(Source excerpt):
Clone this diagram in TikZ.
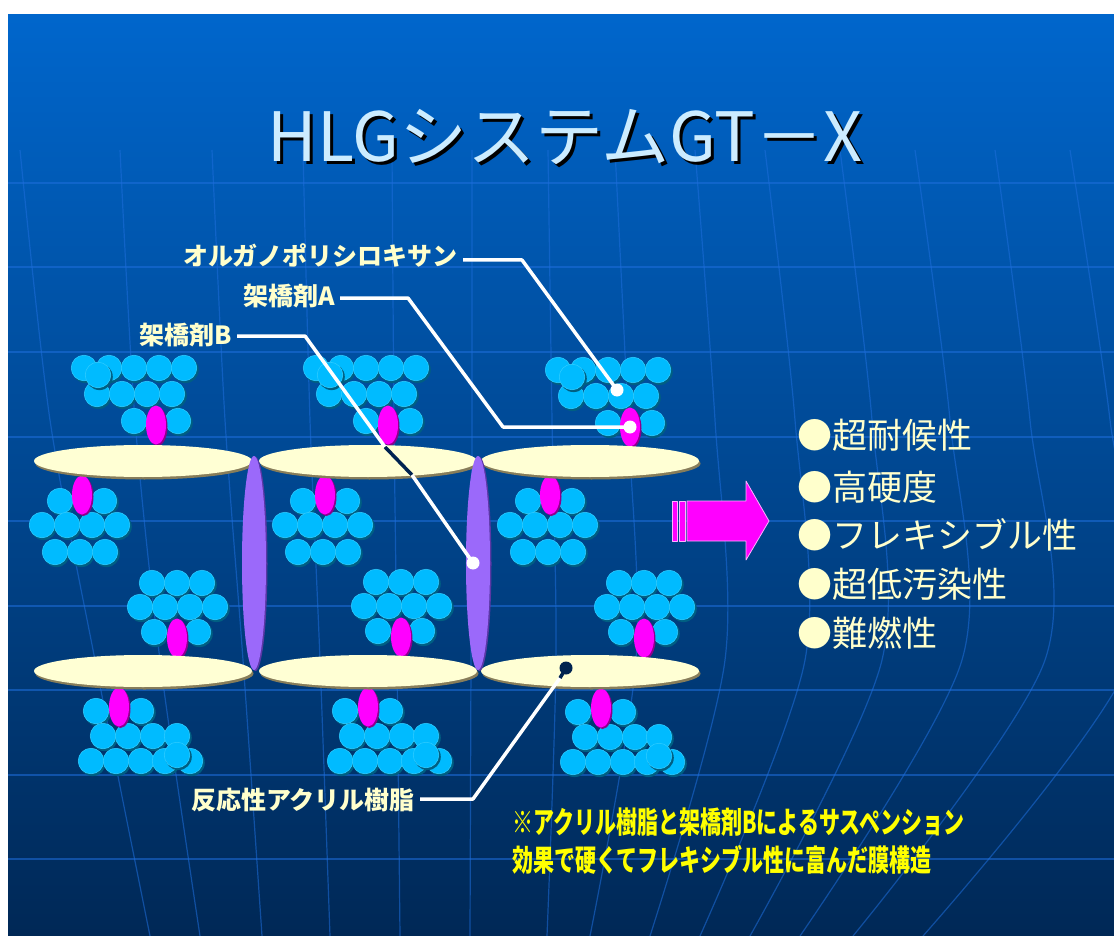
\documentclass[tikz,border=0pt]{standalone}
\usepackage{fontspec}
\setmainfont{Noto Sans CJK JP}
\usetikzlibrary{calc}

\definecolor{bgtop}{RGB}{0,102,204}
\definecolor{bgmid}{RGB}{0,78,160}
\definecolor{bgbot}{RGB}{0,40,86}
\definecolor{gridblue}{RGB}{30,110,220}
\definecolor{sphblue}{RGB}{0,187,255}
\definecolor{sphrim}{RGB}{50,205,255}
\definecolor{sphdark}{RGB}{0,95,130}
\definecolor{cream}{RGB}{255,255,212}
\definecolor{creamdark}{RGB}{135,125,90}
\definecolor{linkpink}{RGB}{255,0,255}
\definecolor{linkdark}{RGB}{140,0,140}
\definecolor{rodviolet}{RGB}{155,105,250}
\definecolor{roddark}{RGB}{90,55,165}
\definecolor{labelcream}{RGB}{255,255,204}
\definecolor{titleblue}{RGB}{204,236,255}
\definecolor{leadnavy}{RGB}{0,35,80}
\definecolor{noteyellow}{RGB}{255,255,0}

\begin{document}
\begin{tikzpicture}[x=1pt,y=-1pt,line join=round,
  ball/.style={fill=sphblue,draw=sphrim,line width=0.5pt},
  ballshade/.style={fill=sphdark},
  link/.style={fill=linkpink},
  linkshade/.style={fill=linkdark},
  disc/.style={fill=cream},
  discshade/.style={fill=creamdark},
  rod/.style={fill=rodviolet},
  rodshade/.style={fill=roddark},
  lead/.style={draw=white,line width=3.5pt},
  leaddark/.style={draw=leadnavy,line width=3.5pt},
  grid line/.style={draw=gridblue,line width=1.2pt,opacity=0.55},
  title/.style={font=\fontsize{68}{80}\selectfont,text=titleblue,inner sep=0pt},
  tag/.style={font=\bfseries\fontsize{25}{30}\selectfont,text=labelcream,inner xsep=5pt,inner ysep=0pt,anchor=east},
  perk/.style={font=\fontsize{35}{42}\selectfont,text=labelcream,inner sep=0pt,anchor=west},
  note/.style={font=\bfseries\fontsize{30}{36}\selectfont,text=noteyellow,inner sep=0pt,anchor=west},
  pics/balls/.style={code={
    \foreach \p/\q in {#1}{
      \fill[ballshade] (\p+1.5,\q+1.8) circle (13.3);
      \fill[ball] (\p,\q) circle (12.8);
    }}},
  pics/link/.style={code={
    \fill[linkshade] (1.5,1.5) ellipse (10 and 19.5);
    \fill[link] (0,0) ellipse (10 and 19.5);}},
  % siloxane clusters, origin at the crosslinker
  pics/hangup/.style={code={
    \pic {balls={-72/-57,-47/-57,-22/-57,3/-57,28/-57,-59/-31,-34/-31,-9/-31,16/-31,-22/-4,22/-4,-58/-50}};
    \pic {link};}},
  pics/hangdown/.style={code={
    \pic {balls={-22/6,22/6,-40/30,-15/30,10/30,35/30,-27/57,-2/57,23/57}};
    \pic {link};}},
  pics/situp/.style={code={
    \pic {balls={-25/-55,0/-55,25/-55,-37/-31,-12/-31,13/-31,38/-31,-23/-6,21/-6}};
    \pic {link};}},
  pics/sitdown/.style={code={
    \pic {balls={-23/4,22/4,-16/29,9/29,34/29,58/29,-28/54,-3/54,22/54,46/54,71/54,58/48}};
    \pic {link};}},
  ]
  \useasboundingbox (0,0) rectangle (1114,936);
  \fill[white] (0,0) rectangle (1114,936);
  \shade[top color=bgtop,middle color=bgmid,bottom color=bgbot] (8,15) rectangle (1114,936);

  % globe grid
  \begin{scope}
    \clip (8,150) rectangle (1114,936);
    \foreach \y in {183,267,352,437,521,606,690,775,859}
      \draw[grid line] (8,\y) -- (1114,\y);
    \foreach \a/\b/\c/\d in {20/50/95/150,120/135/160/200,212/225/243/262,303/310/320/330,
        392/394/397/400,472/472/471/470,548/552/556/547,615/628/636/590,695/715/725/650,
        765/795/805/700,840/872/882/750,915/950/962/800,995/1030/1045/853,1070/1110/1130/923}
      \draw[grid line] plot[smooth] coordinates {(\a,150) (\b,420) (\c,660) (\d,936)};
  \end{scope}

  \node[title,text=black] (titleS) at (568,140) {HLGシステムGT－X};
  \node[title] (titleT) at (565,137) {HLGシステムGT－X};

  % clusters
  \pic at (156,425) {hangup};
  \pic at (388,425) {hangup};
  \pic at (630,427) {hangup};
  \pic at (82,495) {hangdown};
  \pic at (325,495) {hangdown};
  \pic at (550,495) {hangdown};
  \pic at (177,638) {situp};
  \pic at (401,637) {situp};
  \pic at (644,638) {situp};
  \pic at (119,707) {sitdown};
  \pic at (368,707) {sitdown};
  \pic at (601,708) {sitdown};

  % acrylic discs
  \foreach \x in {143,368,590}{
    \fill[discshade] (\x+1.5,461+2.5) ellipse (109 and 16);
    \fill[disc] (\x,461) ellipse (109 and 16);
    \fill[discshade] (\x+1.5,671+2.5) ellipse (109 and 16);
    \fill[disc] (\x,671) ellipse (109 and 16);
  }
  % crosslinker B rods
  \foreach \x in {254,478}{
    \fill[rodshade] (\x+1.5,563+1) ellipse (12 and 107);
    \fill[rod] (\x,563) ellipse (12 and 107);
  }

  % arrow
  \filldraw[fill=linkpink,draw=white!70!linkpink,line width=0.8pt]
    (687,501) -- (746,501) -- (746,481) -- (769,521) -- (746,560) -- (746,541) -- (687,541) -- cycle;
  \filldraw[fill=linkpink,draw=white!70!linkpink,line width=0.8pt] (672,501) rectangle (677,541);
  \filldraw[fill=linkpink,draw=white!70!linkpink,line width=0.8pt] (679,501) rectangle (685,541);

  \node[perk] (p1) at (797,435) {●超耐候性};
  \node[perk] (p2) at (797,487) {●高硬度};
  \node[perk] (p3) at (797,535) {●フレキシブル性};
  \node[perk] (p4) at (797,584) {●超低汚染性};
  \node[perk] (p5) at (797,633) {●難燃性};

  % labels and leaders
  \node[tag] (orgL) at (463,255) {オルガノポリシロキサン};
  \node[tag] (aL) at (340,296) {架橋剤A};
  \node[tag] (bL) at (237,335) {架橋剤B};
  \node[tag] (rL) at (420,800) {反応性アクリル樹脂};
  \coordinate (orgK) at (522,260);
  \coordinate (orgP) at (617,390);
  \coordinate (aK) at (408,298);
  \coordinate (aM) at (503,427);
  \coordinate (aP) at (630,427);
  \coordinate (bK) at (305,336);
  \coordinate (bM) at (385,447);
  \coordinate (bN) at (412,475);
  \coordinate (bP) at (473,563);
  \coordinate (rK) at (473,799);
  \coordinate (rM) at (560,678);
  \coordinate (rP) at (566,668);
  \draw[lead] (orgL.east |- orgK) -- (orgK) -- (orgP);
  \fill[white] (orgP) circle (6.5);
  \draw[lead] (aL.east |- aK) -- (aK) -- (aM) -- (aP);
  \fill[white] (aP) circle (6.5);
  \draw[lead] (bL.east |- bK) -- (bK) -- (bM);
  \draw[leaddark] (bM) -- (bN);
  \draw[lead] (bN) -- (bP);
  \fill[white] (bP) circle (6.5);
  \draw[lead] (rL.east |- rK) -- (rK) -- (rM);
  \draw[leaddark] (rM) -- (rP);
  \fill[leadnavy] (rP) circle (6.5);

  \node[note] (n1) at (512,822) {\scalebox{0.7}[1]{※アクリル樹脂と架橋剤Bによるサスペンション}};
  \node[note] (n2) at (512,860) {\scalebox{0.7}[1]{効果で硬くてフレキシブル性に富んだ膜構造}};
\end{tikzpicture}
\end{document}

(What you have to do):
Write the material out again exactly as it appears, dropping the pictures.

(Reply):
Clone this diagram in TikZ.
\documentclass[tikz,border=0pt]{standalone}
\usepackage{fontspec}
\setmainfont{Noto Sans CJK JP}
\usetikzlibrary{calc}

\definecolor{bgtop}{RGB}{0,102,204}
\definecolor{bgmid}{RGB}{0,78,160}
\definecolor{bgbot}{RGB}{0,40,86}
\definecolor{gridblue}{RGB}{30,110,220}
\definecolor{sphblue}{RGB}{0,187,255}
\definecolor{sphrim}{RGB}{50,205,255}
\definecolor{sphdark}{RGB}{0,95,130}
\definecolor{cream}{RGB}{255,255,212}
\definecolor{creamdark}{RGB}{135,125,90}
\definecolor{linkpink}{RGB}{255,0,255}
\definecolor{linkdark}{RGB}{140,0,140}
\definecolor{rodviolet}{RGB}{155,105,250}
\definecolor{roddark}{RGB}{90,55,165}
\definecolor{labelcream}{RGB}{255,255,204}
\definecolor{titleblue}{RGB}{204,236,255}
\definecolor{leadnavy}{RGB}{0,35,80}
\definecolor{noteyellow}{RGB}{255,255,0}

\begin{document}
\begin{tikzpicture}[x=1pt,y=-1pt,line join=round,
  ball/.style={fill=sphblue,draw=sphrim,line width=0.5pt},
  ballshade/.style={fill=sphdark},
  link/.style={fill=linkpink},
  linkshade/.style={fill=linkdark},
  disc/.style={fill=cream},
  discshade/.style={fill=creamdark},
  rod/.style={fill=rodviolet},
  rodshade/.style={fill=roddark},
  lead/.style={draw=white,line width=3.5pt},
  leaddark/.style={draw=leadnavy,line width=3.5pt},
  grid line/.style={draw=gridblue,line width=1.2pt,opacity=0.55},
  title/.style={font=\fontsize{68}{80}\selectfont,text=titleblue,inner sep=0pt},
  tag/.style={font=\bfseries\fontsize{25}{30}\selectfont,text=labelcream,inner xsep=5pt,inner ysep=0pt,anchor=east},
  perk/.style={font=\fontsize{35}{42}\selectfont,text=labelcream,inner sep=0pt,anchor=west},
  note/.style={font=\bfseries\fontsize{30}{36}\selectfont,text=noteyellow,inner sep=0pt,anchor=west},
  pics/balls/.style={code={
    \foreach \p/\q in {#1}{
      \fill[ballshade] (\p+1.5,\q+1.8) circle (13.3);
      \fill[ball] (\p,\q) circle (12.8);
    }}},
  pics/link/.style={code={
    \fill[linkshade] (1.5,1.5) ellipse (10 and 19.5);
    \fill[link] (0,0) ellipse (10 and 19.5);}},
  % siloxane clusters, origin at the crosslinker
  pics/hangup/.style={code={
    \pic {balls={-72/-57,-47/-57,-22/-57,3/-57,28/-57,-59/-31,-34/-31,-9/-31,16/-31,-22/-4,22/-4,-58/-50}};
    \pic {link};}},
  pics/hangdown/.style={code={
    \pic {balls={-22/6,22/6,-40/30,-15/30,10/30,35/30,-27/57,-2/57,23/57}};
    \pic {link};}},
  pics/situp/.style={code={
    \pic {balls={-25/-55,0/-55,25/-55,-37/-31,-12/-31,13/-31,38/-31,-23/-6,21/-6}};
    \pic {link};}},
  pics/sitdown/.style={code={
    \pic {balls={-23/4,22/4,-16/29,9/29,34/29,58/29,-28/54,-3/54,22/54,46/54,71/54,58/48}};
    \pic {link};}},
  ]
  \useasboundingbox (0,0) rectangle (1114,936);
  \fill[white] (0,0) rectangle (1114,936);
  \shade[top color=bgtop,middle color=bgmid,bottom color=bgbot] (8,15) rectangle (1114,936);

  % globe grid
  \begin{scope}
    \clip (8,150) rectangle (1114,936);
    \foreach \y in {183,267,352,437,521,606,690,775,859}
      \draw[grid line] (8,\y) -- (1114,\y);
    \foreach \a/\b/\c/\d in {20/50/95/150,120/135/160/200,212/225/243/262,303/310/320/330,
        392/394/397/400,472/472/471/470,548/552/556/547,615/628/636/590,695/715/725/650,
        765/795/805/700,840/872/882/750,915/950/962/800,995/1030/1045/853,1070/1110/1130/923}
      \draw[grid line] plot[smooth] coordinates {(\a,150) (\b,420) (\c,660) (\d,936)};
  \end{scope}

  \node[title,text=black] (titleS) at (568,140) {HLGシステムGT－X};
  \node[title] (titleT) at (565,137) {HLGシステムGT－X};

  % clusters
  \pic at (156,425) {hangup};
  \pic at (388,425) {hangup};
  \pic at (630,427) {hangup};
  \pic at (82,495) {hangdown};
  \pic at (325,495) {hangdown};
  \pic at (550,495) {hangdown};
  \pic at (177,638) {situp};
  \pic at (401,637) {situp};
  \pic at (644,638) {situp};
  \pic at (119,707) {sitdown};
  \pic at (368,707) {sitdown};
  \pic at (601,708) {sitdown};

  % acrylic discs
  \foreach \x in {143,368,590}{
    \fill[discshade] (\x+1.5,461+2.5) ellipse (109 and 16);
    \fill[disc] (\x,461) ellipse (109 and 16);
    \fill[discshade] (\x+1.5,671+2.5) ellipse (109 and 16);
    \fill[disc] (\x,671) ellipse (109 and 16);
  }
  % crosslinker B rods
  \foreach \x in {254,478}{
    \fill[rodshade] (\x+1.5,563+1) ellipse (12 and 107);
    \fill[rod] (\x,563) ellipse (12 and 107);
  }

  % arrow
  \filldraw[fill=linkpink,draw=white!70!linkpink,line width=0.8pt]
    (687,501) -- (746,501) -- (746,481) -- (769,521) -- (746,560) -- (746,541) -- (687,541) -- cycle;
  \filldraw[fill=linkpink,draw=white!70!linkpink,line width=0.8pt] (672,501) rectangle (677,541);
  \filldraw[fill=linkpink,draw=white!70!linkpink,line width=0.8pt] (679,501) rectangle (685,541);

  \node[perk] (p1) at (797,435) {●超耐候性};
  \node[perk] (p2) at (797,487) {●高硬度};
  \node[perk] (p3) at (797,535) {●フレキシブル性};
  \node[perk] (p4) at (797,584) {●超低汚染性};
  \node[perk] (p5) at (797,633) {●難燃性};

  % labels and leaders
  \node[tag] (orgL) at (463,255) {オルガノポリシロキサン};
  \node[tag] (aL) at (340,296) {架橋剤A};
  \node[tag] (bL) at (237,335) {架橋剤B};
  \node[tag] (rL) at (420,800) {反応性アクリル樹脂};
  \coordinate (orgK) at (522,260);
  \coordinate (orgP) at (617,390);
  \coordinate (aK) at (408,298);
  \coordinate (aM) at (503,427);
  \coordinate (aP) at (630,427);
  \coordinate (bK) at (305,336);
  \coordinate (bM) at (385,447);
  \coordinate (bN) at (412,475);
  \coordinate (bP) at (473,563);
  \coordinate (rK) at (473,799);
  \coordinate (rM) at (560,678);
  \coordinate (rP) at (566,668);
  \draw[lead] (orgL.east |- orgK) -- (orgK) -- (orgP);
  \fill[white] (orgP) circle (6.5);
  \draw[lead] (aL.east |- aK) -- (aK) -- (aM) -- (aP);
  \fill[white] (aP) circle (6.5);
  \draw[lead] (bL.east |- bK) -- (bK) -- (bM);
  \draw[leaddark] (bM) -- (bN);
  \draw[lead] (bN) -- (bP);
  \fill[white] (bP) circle (6.5);
  \draw[lead] (rL.east |- rK) -- (rK) -- (rM);
  \draw[leaddark] (rM) -- (rP);
  \fill[leadnavy] (rP) circle (6.5);

  \node[note] (n1) at (512,822) {\scalebox{0.7}[1]{※アクリル樹脂と架橋剤Bによるサスペンション}};
  \node[note] (n2) at (512,860) {\scalebox{0.7}[1]{効果で硬くてフレキシブル性に富んだ膜構造}};
\end{tikzpicture}
\end{document}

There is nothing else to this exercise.